Integrating large exotic animals and landscape plants takes skill. The plants may poison the animals, and the animals will almost certainly destroy the plants. The Rocherolles resolve this difficulty by creating space between the grassy paddocks, so that the animals can be surrounded by trees and shrubs without getting too close. Judy Steinhardt and the Rocherolles choose shrubs and trees with large leaves and startling flowers - such as catalpas, silk trees, and umbrella magnolias - that suit the exotic character of the fauna.
A lodge built by the Steinhardts and designed by New York architect Jacquelin T. Robertson on the newer property has now become their home. Paddocks for the animals come within a few feet of the house, so the Steinhardts' breakfast is sometimes observed by alpacas and Sicilian donkeys. Peacocks - some pure white - scratch up the labels of alpine plants, but a happy resolution to even this difficulty will surely be found.
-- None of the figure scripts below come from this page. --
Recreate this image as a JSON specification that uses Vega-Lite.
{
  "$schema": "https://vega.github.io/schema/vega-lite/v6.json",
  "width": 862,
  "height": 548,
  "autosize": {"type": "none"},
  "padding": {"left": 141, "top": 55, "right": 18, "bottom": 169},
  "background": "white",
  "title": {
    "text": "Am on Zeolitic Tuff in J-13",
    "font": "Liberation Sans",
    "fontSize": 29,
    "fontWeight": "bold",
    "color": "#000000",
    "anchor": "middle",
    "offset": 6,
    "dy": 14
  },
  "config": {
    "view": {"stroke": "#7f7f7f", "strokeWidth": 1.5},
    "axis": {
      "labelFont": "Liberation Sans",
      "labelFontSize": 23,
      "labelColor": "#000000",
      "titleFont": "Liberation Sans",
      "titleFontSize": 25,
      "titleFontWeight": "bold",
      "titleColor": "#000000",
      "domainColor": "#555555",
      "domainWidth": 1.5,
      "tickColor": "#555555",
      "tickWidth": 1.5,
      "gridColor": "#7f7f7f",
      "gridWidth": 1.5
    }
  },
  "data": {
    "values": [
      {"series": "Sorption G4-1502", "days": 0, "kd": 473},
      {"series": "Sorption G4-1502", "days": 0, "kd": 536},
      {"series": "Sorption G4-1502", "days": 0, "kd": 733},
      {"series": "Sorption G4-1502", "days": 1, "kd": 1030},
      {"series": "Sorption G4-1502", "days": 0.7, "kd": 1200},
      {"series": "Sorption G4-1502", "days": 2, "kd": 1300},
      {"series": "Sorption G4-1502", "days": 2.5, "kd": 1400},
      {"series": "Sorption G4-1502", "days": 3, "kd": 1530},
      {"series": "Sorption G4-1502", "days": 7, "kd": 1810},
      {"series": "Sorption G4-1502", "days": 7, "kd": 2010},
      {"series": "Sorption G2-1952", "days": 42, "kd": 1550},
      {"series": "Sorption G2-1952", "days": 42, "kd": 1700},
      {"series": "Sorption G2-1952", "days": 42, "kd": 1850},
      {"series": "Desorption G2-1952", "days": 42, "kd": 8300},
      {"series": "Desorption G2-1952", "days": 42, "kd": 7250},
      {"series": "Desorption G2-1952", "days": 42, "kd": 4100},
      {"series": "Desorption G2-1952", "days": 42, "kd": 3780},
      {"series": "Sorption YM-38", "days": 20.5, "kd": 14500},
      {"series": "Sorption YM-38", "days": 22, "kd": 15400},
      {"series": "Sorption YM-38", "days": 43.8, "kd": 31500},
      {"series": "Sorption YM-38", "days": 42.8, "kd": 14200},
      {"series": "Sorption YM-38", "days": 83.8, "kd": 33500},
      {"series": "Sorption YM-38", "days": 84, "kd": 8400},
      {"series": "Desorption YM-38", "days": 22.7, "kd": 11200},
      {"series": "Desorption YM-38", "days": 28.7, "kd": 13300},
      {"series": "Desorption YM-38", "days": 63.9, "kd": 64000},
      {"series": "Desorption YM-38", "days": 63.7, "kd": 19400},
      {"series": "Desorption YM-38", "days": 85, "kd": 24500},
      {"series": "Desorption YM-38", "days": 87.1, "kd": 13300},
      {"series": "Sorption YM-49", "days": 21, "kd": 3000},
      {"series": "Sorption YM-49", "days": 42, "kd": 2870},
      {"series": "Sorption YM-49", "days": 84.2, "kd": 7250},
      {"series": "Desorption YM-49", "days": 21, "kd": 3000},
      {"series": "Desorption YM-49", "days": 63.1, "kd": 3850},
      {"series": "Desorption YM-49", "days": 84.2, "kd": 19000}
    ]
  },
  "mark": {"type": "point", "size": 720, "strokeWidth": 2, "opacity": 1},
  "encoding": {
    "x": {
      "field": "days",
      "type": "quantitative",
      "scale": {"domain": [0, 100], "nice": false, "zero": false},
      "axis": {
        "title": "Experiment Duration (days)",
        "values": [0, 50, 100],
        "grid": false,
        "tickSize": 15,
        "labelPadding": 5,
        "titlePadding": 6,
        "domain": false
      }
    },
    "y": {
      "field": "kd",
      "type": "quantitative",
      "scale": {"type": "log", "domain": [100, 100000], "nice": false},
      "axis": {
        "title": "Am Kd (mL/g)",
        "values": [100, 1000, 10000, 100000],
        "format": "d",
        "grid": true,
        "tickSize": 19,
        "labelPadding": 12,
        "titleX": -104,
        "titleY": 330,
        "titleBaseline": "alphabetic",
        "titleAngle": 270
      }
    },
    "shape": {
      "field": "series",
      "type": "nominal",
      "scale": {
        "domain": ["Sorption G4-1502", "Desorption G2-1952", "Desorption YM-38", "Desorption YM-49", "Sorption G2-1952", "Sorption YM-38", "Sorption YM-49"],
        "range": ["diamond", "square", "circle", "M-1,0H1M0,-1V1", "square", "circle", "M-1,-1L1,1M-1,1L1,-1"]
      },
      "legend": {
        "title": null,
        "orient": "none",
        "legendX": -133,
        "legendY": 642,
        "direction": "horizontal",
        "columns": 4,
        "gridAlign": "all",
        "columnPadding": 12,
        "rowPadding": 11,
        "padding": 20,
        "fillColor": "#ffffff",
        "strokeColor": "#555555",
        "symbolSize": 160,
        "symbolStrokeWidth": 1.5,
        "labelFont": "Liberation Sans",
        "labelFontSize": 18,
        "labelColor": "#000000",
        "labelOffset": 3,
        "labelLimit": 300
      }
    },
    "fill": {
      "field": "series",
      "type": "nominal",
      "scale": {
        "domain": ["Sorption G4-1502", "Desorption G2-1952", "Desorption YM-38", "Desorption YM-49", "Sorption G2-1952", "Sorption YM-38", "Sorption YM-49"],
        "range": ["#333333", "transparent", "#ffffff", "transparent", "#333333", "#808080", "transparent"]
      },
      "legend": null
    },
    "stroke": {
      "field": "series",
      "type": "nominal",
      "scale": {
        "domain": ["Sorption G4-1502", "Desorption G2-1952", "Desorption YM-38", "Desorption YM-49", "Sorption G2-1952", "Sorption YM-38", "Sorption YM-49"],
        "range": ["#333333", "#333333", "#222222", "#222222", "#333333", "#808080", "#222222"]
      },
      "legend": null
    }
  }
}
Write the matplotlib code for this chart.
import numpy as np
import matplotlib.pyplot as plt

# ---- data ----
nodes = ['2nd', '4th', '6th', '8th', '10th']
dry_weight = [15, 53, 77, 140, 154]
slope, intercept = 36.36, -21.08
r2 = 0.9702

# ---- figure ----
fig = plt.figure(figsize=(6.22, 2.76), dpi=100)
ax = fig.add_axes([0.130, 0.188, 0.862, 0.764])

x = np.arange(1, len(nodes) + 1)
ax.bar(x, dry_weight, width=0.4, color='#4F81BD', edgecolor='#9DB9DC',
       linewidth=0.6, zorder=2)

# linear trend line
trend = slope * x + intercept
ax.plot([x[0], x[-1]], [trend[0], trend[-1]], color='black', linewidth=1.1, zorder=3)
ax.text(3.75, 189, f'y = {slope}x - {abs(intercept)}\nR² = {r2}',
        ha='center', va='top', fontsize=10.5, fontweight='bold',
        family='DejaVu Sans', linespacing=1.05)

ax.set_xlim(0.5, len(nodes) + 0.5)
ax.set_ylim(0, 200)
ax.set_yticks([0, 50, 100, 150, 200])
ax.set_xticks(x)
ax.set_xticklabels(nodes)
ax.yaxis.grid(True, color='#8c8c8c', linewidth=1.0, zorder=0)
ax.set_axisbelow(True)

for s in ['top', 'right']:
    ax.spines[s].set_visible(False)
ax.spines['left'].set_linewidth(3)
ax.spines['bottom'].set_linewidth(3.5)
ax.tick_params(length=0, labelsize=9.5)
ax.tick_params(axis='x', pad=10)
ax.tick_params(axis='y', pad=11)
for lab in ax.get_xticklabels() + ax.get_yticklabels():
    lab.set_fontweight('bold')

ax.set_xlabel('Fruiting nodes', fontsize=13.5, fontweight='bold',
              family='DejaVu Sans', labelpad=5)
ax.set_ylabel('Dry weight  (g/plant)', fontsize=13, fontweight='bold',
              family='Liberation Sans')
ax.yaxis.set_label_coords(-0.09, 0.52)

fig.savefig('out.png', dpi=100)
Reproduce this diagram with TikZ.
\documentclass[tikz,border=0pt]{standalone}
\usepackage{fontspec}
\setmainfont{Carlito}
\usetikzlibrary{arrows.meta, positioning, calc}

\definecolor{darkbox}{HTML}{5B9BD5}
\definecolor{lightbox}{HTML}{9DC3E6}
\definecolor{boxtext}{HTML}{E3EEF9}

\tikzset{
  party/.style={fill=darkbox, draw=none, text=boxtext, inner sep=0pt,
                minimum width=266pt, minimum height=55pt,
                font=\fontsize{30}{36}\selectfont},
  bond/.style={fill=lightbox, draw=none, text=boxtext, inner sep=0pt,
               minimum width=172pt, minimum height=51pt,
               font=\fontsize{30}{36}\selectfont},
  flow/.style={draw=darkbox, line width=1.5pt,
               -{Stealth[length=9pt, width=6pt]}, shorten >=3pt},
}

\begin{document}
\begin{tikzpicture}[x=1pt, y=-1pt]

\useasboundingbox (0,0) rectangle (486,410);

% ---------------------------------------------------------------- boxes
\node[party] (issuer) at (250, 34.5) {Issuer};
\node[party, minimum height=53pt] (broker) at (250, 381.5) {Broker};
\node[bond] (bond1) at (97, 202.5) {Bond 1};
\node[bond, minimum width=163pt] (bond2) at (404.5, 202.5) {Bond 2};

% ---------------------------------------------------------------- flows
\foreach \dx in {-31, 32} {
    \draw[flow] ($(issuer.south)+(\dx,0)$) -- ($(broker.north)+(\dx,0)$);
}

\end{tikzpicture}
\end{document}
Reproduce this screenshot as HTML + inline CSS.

Plant collectors are often ruled by passion rather than aesthetics. Michael Steinhardt and his designers, Jerome and Carole Rocherolle, strive to organize the collections in this 54-acre property into a pleasing whole instead of a horticultural mishmash.
GROUPING The plants are arranged thematically, most often by genus. A collection of Japanese maples would lose its impact if spread out over the property instead of located in a distinct area. In such a setting, the subtle attributes of the different species and cultivars can more easily be compared.
MASS PLANTING Collectors often grow one or two of a plant before moving on to acquire new species. On their large property, the Steinhardts understand that their prized species need to be planted in great masses for maximum impact.
A SCENE Gardens by passionate collectors often look like a plant nursery.
The Rocherolles make sure that even the most unusual species is sited
unobtrusively. The family’s menagerie of animals also helps to
complete the illusion of the garden as an idealized landscape.